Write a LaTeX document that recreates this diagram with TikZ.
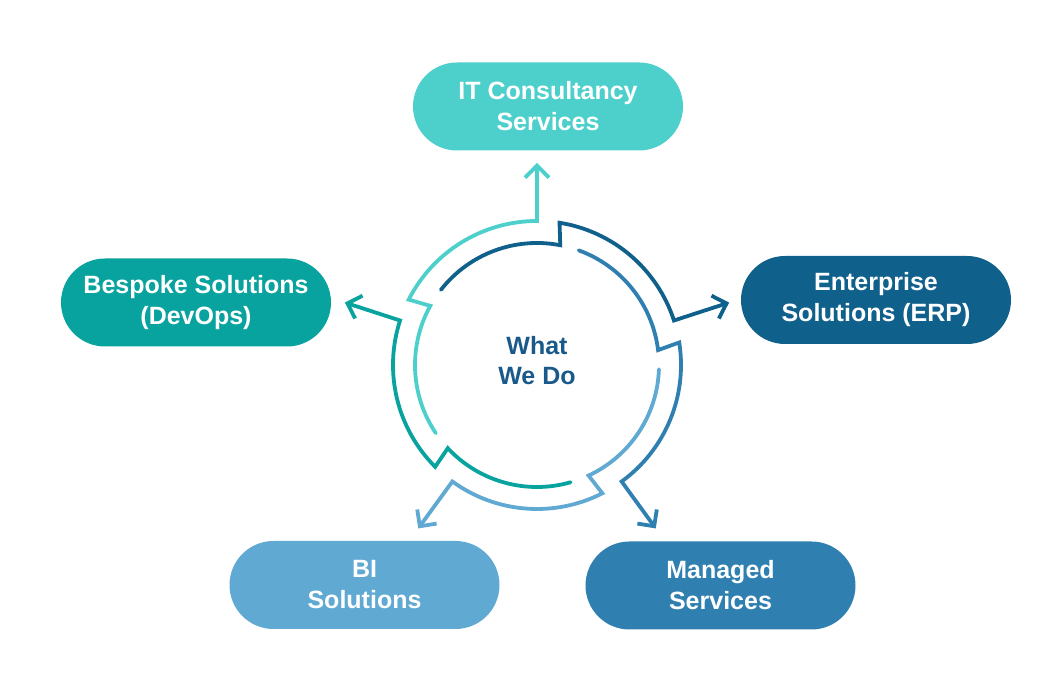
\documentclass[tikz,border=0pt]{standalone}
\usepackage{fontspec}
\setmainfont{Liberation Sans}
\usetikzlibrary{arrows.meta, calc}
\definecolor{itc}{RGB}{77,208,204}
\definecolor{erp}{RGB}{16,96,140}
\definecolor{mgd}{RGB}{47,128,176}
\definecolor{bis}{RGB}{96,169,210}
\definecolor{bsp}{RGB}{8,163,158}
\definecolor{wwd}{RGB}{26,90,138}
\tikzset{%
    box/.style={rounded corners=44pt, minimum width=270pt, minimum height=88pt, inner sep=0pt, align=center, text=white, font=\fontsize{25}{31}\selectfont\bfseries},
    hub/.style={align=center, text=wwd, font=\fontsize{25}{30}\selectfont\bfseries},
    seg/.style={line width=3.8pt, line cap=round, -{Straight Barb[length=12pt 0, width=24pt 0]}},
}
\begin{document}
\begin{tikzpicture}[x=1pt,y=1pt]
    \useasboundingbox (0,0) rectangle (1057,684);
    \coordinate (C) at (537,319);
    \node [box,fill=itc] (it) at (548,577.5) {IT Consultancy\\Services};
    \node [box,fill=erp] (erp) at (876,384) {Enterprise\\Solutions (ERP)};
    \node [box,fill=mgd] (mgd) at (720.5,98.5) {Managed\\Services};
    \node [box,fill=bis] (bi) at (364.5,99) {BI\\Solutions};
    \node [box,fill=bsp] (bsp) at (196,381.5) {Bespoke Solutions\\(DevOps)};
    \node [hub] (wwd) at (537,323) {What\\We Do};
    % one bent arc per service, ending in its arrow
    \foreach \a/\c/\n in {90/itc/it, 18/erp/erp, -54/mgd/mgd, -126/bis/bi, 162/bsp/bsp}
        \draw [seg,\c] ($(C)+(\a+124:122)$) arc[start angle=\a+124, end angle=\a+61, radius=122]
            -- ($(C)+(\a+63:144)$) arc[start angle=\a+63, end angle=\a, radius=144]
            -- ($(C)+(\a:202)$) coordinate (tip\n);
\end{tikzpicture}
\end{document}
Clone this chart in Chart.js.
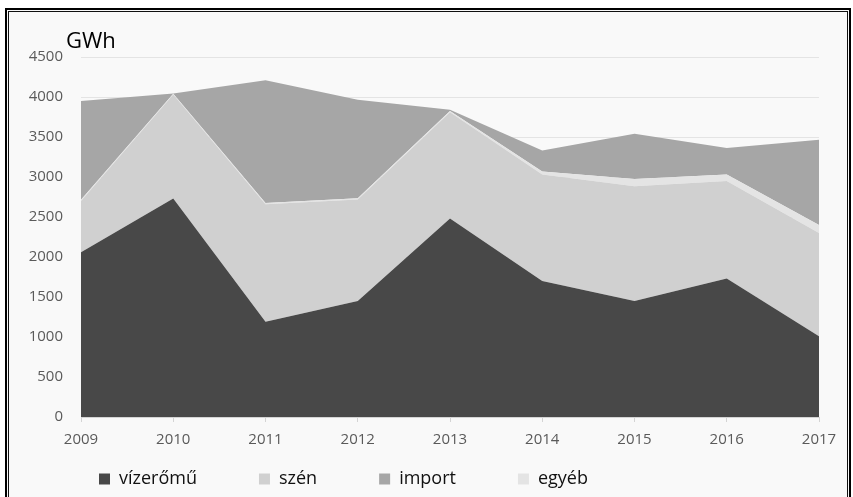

» Work instructions: Skipping the pictures, transcribe each line above exactly as it appears.

» Answer below:
Write a LaTeX document that recreates this diagram with TikZ.
\documentclass[tikz,border=0pt]{standalone}
\usepackage{fontspec}
\setmainfont{Liberation Sans}
\usetikzlibrary{arrows.meta, calc}
\definecolor{itc}{RGB}{77,208,204}
\definecolor{erp}{RGB}{16,96,140}
\definecolor{mgd}{RGB}{47,128,176}
\definecolor{bis}{RGB}{96,169,210}
\definecolor{bsp}{RGB}{8,163,158}
\definecolor{wwd}{RGB}{26,90,138}
\tikzset{%
    box/.style={rounded corners=44pt, minimum width=270pt, minimum height=88pt, inner sep=0pt, align=center, text=white, font=\fontsize{25}{31}\selectfont\bfseries},
    hub/.style={align=center, text=wwd, font=\fontsize{25}{30}\selectfont\bfseries},
    seg/.style={line width=3.8pt, line cap=round, -{Straight Barb[length=12pt 0, width=24pt 0]}},
}
\begin{document}
\begin{tikzpicture}[x=1pt,y=1pt]
    \useasboundingbox (0,0) rectangle (1057,684);
    \coordinate (C) at (537,319);
    \node [box,fill=itc] (it) at (548,577.5) {IT Consultancy\\Services};
    \node [box,fill=erp] (erp) at (876,384) {Enterprise\\Solutions (ERP)};
    \node [box,fill=mgd] (mgd) at (720.5,98.5) {Managed\\Services};
    \node [box,fill=bis] (bi) at (364.5,99) {BI\\Solutions};
    \node [box,fill=bsp] (bsp) at (196,381.5) {Bespoke Solutions\\(DevOps)};
    \node [hub] (wwd) at (537,323) {What\\We Do};
    % one bent arc per service, ending in its arrow
    \foreach \a/\c/\n in {90/itc/it, 18/erp/erp, -54/mgd/mgd, -126/bis/bi, 162/bsp/bsp}
        \draw [seg,\c] ($(C)+(\a+124:122)$) arc[start angle=\a+124, end angle=\a+61, radius=122]
            -- ($(C)+(\a+63:144)$) arc[start angle=\a+63, end angle=\a, radius=144]
            -- ($(C)+(\a:202)$) coordinate (tip\n);
\end{tikzpicture}
\end{document}
Clone this chart in Chart.js.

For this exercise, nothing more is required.